7) Includes “real life” activities.
Too many sales onboarding programs stop at the role-play. There are two problems with this.
First, simulated activities, such are role-plays, are neat and tidy. In other words, they go pretty much according to plan. Real life is a mess. You can’t predict with absolute certainty what will happen.
Second, pressure, which can undermine performance, is low during a simulated activity when not much as at stake. Nothing can be further from the truth in real life.
This is why it’s important to take off the training wheels during the onboarding program by including some real life activities.
I wish I could take credit for this idea. But, I am stealing it from John Barrows. In his prospecting class, John talks about Tier 1, Tier 2, and Tier 3 accounts. Tier 3 accounts are a poor fit for your solution. He recommends using them for practice.
Respectful practice, of course. So make sure to use simulated activities to prepare new reps to be as polished and professional as possible before they practice with Tier 3 accounts.
8) Includes a process to foster individual accountability.

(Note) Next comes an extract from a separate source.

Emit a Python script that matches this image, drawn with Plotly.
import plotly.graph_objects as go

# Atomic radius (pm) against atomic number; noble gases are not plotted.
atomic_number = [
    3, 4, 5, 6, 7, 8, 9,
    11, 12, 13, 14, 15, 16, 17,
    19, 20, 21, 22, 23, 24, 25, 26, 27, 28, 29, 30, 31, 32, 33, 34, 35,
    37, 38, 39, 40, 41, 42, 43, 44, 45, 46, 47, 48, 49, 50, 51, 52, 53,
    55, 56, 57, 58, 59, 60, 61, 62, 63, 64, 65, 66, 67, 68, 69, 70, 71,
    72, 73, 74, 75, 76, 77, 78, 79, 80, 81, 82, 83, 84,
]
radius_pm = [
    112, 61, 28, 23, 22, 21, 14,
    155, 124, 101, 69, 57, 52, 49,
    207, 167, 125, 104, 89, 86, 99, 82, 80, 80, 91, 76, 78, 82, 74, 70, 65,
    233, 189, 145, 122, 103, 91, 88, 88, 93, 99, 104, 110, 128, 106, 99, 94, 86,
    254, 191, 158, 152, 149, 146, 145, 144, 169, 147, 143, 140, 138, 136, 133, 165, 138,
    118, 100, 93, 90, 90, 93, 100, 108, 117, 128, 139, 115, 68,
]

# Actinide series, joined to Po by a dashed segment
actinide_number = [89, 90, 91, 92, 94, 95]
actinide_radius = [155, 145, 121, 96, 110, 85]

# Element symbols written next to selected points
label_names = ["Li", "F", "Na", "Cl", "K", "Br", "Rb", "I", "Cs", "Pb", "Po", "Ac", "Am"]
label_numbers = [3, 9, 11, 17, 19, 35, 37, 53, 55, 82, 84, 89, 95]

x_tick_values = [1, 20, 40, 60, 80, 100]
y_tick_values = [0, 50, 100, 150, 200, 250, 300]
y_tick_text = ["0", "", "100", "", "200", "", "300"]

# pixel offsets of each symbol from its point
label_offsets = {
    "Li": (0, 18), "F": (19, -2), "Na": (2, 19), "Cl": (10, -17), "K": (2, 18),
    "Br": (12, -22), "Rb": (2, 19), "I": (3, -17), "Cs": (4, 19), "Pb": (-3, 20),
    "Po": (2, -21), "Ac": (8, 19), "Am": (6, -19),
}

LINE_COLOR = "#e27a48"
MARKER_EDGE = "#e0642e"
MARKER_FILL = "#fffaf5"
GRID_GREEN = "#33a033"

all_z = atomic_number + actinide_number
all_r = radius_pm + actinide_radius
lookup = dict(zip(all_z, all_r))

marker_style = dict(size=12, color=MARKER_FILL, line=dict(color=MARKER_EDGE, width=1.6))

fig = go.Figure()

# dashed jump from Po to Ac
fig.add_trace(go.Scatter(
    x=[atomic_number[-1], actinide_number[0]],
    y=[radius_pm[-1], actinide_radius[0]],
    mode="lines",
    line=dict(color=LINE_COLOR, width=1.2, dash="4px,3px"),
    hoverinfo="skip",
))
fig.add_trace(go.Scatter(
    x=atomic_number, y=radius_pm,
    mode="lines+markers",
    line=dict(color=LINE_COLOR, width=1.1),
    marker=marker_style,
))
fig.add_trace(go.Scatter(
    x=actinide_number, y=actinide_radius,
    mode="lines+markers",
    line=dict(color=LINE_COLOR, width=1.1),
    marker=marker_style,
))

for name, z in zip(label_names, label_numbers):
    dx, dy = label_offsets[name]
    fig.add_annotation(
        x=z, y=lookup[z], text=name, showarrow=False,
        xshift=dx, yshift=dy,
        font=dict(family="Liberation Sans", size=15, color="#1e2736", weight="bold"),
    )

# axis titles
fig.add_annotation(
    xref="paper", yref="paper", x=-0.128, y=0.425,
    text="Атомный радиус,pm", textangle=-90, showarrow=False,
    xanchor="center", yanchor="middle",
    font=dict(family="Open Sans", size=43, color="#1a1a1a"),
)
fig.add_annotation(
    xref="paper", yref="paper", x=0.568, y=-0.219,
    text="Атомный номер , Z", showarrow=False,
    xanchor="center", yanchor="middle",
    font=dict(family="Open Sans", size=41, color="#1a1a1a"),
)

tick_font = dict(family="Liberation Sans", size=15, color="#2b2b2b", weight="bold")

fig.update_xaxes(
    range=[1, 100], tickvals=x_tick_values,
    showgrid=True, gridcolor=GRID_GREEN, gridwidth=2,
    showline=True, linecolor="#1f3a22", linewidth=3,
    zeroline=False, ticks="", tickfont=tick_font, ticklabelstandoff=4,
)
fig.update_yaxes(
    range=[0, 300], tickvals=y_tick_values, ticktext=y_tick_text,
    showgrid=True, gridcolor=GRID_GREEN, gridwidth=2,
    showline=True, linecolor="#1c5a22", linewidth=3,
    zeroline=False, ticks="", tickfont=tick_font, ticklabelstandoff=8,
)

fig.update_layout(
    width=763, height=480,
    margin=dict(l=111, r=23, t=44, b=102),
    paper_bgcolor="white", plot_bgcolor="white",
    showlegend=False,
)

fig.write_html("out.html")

Remember those goals you defined in #1? Make sure to share them with new reps as well as a way to track their progress towards them. This helps make them accountable for their own performance.
9) Gives them the opportunity to create, not just memorize, knowledge.

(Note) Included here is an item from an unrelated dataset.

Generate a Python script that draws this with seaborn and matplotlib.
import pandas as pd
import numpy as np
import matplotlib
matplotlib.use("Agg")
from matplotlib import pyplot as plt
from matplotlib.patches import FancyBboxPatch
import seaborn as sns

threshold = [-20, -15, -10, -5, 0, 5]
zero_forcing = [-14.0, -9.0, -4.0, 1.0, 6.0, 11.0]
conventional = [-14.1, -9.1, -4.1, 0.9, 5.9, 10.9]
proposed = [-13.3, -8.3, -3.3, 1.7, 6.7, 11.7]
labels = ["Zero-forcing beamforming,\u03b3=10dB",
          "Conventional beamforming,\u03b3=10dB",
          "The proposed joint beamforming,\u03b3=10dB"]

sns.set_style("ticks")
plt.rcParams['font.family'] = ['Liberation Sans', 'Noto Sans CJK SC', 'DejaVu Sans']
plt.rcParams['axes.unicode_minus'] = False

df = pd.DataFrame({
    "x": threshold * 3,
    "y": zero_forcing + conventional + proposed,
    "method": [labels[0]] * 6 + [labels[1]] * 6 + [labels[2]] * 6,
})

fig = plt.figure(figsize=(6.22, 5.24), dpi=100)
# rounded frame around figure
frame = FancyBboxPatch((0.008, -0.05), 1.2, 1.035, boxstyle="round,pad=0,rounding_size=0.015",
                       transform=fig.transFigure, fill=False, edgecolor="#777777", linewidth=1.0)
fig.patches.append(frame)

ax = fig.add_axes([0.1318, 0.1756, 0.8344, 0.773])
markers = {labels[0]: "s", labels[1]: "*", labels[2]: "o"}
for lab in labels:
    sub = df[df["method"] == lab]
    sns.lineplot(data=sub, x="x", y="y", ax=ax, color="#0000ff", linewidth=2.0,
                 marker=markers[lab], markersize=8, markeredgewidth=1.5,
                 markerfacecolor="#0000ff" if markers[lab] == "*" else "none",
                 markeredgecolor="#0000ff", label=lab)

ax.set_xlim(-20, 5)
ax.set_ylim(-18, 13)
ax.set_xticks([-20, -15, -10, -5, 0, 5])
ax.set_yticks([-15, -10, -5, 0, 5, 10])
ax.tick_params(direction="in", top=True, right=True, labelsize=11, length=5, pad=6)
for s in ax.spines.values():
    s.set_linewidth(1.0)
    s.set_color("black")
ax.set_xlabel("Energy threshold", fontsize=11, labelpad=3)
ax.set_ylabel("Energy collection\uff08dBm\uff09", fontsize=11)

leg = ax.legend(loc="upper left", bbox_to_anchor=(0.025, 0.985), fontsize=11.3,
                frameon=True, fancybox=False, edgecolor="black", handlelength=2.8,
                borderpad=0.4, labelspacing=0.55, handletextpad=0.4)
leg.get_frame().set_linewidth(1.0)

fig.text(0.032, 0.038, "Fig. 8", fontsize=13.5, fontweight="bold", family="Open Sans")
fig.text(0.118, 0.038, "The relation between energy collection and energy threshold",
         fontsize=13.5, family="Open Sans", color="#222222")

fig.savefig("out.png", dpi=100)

Sales playbooks, competitive battle cards, and other done-for-you resources can and should be created by sales reps, themselves. Very few people have photographic memories. They learn and retain more when they create knowledge rather than when it is spoon-fed to them.
Plus, when they do the creating, you get to see what they learned, how well they learned it and where remedial coaching might be needed.
10) Is a learning process.
I don’t think I could ever learn enough about sales. I go over each meeting in my head thinking about what went well and what I could have done better. I devour books and courses. The art of selling. Can you ever truly master an art?
This is why it is key that the sales onboarding program is structured as an unending series of learning opportunities instead of a one and done event. There is always room for improvement.